## Objective
Restate each line of the listing exactly, without carrying over any pictures.

>> Start Dataset content

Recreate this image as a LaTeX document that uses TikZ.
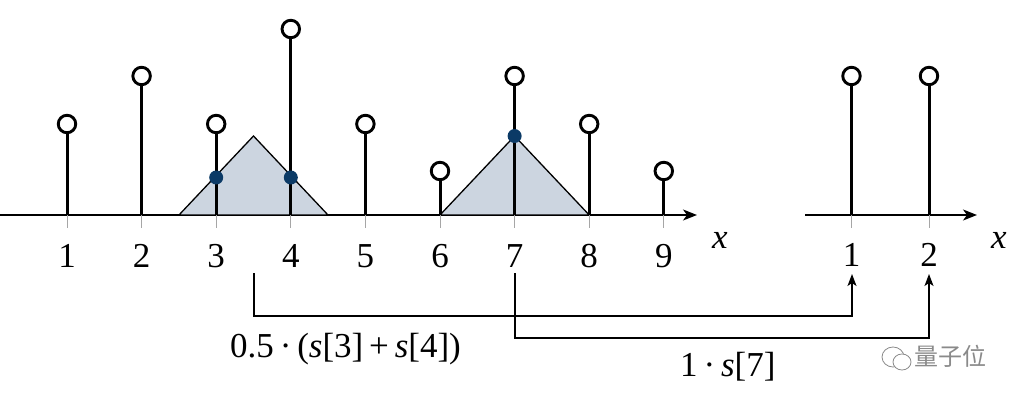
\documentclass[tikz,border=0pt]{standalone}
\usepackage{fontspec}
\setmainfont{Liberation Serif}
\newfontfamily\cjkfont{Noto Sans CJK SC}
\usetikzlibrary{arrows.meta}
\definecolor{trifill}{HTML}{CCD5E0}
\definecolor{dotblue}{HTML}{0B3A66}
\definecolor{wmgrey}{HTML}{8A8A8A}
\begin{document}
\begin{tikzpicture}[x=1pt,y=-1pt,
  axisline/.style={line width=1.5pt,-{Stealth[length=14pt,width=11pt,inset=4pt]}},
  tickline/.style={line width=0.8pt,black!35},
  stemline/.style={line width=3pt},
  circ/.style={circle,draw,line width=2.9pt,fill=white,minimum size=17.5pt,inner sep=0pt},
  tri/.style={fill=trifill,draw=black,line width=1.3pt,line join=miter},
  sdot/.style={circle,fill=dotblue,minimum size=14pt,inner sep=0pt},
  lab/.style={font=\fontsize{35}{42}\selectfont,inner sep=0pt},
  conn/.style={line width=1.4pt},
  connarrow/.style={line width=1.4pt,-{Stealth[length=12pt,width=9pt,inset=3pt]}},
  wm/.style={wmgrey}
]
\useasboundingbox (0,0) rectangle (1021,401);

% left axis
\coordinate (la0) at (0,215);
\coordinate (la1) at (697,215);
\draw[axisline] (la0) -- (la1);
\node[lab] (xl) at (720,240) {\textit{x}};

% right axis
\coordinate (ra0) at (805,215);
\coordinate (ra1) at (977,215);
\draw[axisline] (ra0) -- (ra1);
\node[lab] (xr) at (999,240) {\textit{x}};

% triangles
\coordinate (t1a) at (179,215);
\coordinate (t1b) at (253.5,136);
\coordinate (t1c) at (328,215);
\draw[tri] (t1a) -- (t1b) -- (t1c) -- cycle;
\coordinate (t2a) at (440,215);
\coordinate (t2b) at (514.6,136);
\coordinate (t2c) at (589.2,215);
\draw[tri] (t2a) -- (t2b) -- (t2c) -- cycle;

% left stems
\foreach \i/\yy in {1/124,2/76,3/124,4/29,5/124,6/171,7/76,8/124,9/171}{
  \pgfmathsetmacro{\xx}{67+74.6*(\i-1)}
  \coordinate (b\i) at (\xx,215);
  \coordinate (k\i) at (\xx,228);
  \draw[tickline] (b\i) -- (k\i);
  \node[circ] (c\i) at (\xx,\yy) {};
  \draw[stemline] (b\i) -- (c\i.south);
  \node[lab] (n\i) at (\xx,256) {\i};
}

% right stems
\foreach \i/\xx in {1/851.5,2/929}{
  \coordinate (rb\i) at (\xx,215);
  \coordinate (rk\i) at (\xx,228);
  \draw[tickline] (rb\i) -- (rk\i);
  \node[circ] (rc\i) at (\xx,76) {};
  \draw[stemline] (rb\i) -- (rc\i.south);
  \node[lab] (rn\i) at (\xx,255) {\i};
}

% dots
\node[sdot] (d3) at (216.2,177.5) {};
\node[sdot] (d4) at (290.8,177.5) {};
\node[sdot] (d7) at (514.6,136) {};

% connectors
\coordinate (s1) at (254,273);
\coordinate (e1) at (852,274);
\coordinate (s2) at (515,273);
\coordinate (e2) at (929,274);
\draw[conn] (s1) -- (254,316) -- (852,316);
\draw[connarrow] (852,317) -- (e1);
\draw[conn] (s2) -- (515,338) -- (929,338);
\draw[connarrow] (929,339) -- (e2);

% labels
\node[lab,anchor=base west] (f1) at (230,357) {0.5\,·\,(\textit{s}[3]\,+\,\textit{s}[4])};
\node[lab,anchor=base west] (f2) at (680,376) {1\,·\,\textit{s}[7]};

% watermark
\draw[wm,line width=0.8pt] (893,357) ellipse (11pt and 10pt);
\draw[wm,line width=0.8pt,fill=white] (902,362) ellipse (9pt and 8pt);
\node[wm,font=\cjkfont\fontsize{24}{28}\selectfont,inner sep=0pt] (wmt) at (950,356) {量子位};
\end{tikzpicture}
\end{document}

>> End Dataset content

## Correct output
Recreate this image as a LaTeX document that uses TikZ.
\documentclass[tikz,border=0pt]{standalone}
\usepackage{fontspec}
\setmainfont{Liberation Serif}
\newfontfamily\cjkfont{Noto Sans CJK SC}
\usetikzlibrary{arrows.meta}
\definecolor{trifill}{HTML}{CCD5E0}
\definecolor{dotblue}{HTML}{0B3A66}
\definecolor{wmgrey}{HTML}{8A8A8A}
\begin{document}
\begin{tikzpicture}[x=1pt,y=-1pt,
  axisline/.style={line width=1.5pt,-{Stealth[length=14pt,width=11pt,inset=4pt]}},
  tickline/.style={line width=0.8pt,black!35},
  stemline/.style={line width=3pt},
  circ/.style={circle,draw,line width=2.9pt,fill=white,minimum size=17.5pt,inner sep=0pt},
  tri/.style={fill=trifill,draw=black,line width=1.3pt,line join=miter},
  sdot/.style={circle,fill=dotblue,minimum size=14pt,inner sep=0pt},
  lab/.style={font=\fontsize{35}{42}\selectfont,inner sep=0pt},
  conn/.style={line width=1.4pt},
  connarrow/.style={line width=1.4pt,-{Stealth[length=12pt,width=9pt,inset=3pt]}},
  wm/.style={wmgrey}
]
\useasboundingbox (0,0) rectangle (1021,401);

% left axis
\coordinate (la0) at (0,215);
\coordinate (la1) at (697,215);
\draw[axisline] (la0) -- (la1);
\node[lab] (xl) at (720,240) {\textit{x}};

% right axis
\coordinate (ra0) at (805,215);
\coordinate (ra1) at (977,215);
\draw[axisline] (ra0) -- (ra1);
\node[lab] (xr) at (999,240) {\textit{x}};

% triangles
\coordinate (t1a) at (179,215);
\coordinate (t1b) at (253.5,136);
\coordinate (t1c) at (328,215);
\draw[tri] (t1a) -- (t1b) -- (t1c) -- cycle;
\coordinate (t2a) at (440,215);
\coordinate (t2b) at (514.6,136);
\coordinate (t2c) at (589.2,215);
\draw[tri] (t2a) -- (t2b) -- (t2c) -- cycle;

% left stems
\foreach \i/\yy in {1/124,2/76,3/124,4/29,5/124,6/171,7/76,8/124,9/171}{
  \pgfmathsetmacro{\xx}{67+74.6*(\i-1)}
  \coordinate (b\i) at (\xx,215);
  \coordinate (k\i) at (\xx,228);
  \draw[tickline] (b\i) -- (k\i);
  \node[circ] (c\i) at (\xx,\yy) {};
  \draw[stemline] (b\i) -- (c\i.south);
  \node[lab] (n\i) at (\xx,256) {\i};
}

% right stems
\foreach \i/\xx in {1/851.5,2/929}{
  \coordinate (rb\i) at (\xx,215);
  \coordinate (rk\i) at (\xx,228);
  \draw[tickline] (rb\i) -- (rk\i);
  \node[circ] (rc\i) at (\xx,76) {};
  \draw[stemline] (rb\i) -- (rc\i.south);
  \node[lab] (rn\i) at (\xx,255) {\i};
}

% dots
\node[sdot] (d3) at (216.2,177.5) {};
\node[sdot] (d4) at (290.8,177.5) {};
\node[sdot] (d7) at (514.6,136) {};

% connectors
\coordinate (s1) at (254,273);
\coordinate (e1) at (852,274);
\coordinate (s2) at (515,273);
\coordinate (e2) at (929,274);
\draw[conn] (s1) -- (254,316) -- (852,316);
\draw[connarrow] (852,317) -- (e1);
\draw[conn] (s2) -- (515,338) -- (929,338);
\draw[connarrow] (929,339) -- (e2);

% labels
\node[lab,anchor=base west] (f1) at (230,357) {0.5\,·\,(\textit{s}[3]\,+\,\textit{s}[4])};
\node[lab,anchor=base west] (f2) at (680,376) {1\,·\,\textit{s}[7]};

% watermark
\draw[wm,line width=0.8pt] (893,357) ellipse (11pt and 10pt);
\draw[wm,line width=0.8pt,fill=white] (902,362) ellipse (9pt and 8pt);
\node[wm,font=\cjkfont\fontsize{24}{28}\selectfont,inner sep=0pt] (wmt) at (950,356) {量子位};
\end{tikzpicture}
\end{document}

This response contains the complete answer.